Listening to an album while the artist who recorded it is feet away can be an awkward experience. Do you clap after every song? How much is too much head-bobbing? Is it rude to get up for a bathroom break? What about the bar?
On the other hand, it’s the rare opportunity for said artist to truly present their vision -- to talk about each track, how they came together and what the album means as a cohesive collection of thoughts and emotions put to melody and lyrics. It takes a certain showmanship to pull it off -- not only to gather your supporters but to turn an intimate setting into a giant pep rally.
To that end, Christina Aguilera has no trouble saying, “Go, me!” It’s part of the reason she’s come to sell tens of millions of albums, win four Grammy Awards and land a well-paying gig as chief celebrity coach on NBC’s The Voice. And now, at 31, she readily confesses (even to a room full of journalists, TV bookers and label executives): “I'm proud to be the pop star that I am.”
The proof is in Aguilera’s fifth proper full-length Lotus (she’s released seven albums since her 1999 debut, including a Spanish record and a Christmas collection), which the singer explained at a listening party held at Santa Monica’s House of Rock is her “full circle” moment.
Teaming up for two songs with hitmaker Max Martin, and completing the collaboration cycle with fellow Voice stars Cee Lo Green and Blake Shelton (both of whom appear on Lotus tracks, though the latter has yet to record his part), she describes the finished product as a “labor of love” and the latest turn in “a long road.” Said Aguilera on Wednesday night: “I've had radio success, I’ve had non-radio successes -- it's all about creativity and expression. I’ve learned a lot.”
Indeed, you could look at Lotus as giving a nod to each of Aguilera’s previous albums. There’s the unbridled sexuality of “Genie in a Bottle” and “Dirrty” in tracks like “Your Body” (originally titled “F--- Your Body,” she revealed of the “Maxtina” composition); the vulnerability of “Beautiful” in “Sing For Me,” what Aguilera calls a “true vocalist song;” the moodiness of “You Lost Me” in another Sia composition “Blank Page;” and the balls-to-the-wall fist-pump of “Fighter” in the Alex Da Kid-produced big drums sound of “Cease Fire.”

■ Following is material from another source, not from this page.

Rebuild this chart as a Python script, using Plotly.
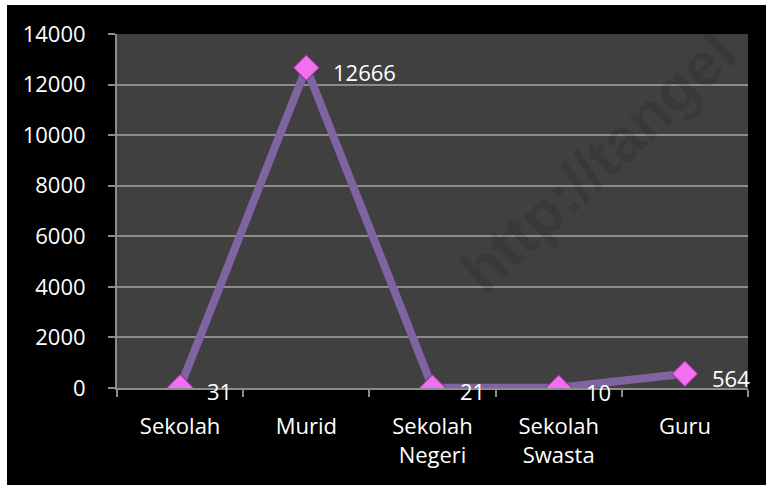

“I’m a risk-taker,” said Aguilera, citing her 2002 album Stripped as, “The first time I was able to be myself [and] peel back all the layers.” Back then, she added, “I felt so lumped into a stereotype. I came out at a time when there was huge pop explosion -- you had your boy bands and Britney [Spears], supposedly my rival. There was huge media hype and controversy, which always seems to follow me. It’s just the way it is.”
Lotus symbolizes a “rebirth” for Aguilera, now a mom to son Max, who explained that she chose the name because, “It means the unbreakable flower -- something that stands the test of time.”
It’s a lofty goal for an album, but looking around at a packed room of music business hitmakers, gatekeepers and influencers -- among them bookers for Chelsea Handler, American Idol and the American Music Awards, and many members of team Xtina, including manager Irving Azoff, RCA Records president Tom Corson, CAA music chief Rob Light, attorney Eric Greenspan, and producer-executive Ron Fair, who first signed Aguilera while she was still in her teens -- and one thing is clear: the enthusiastic applause was the real deal.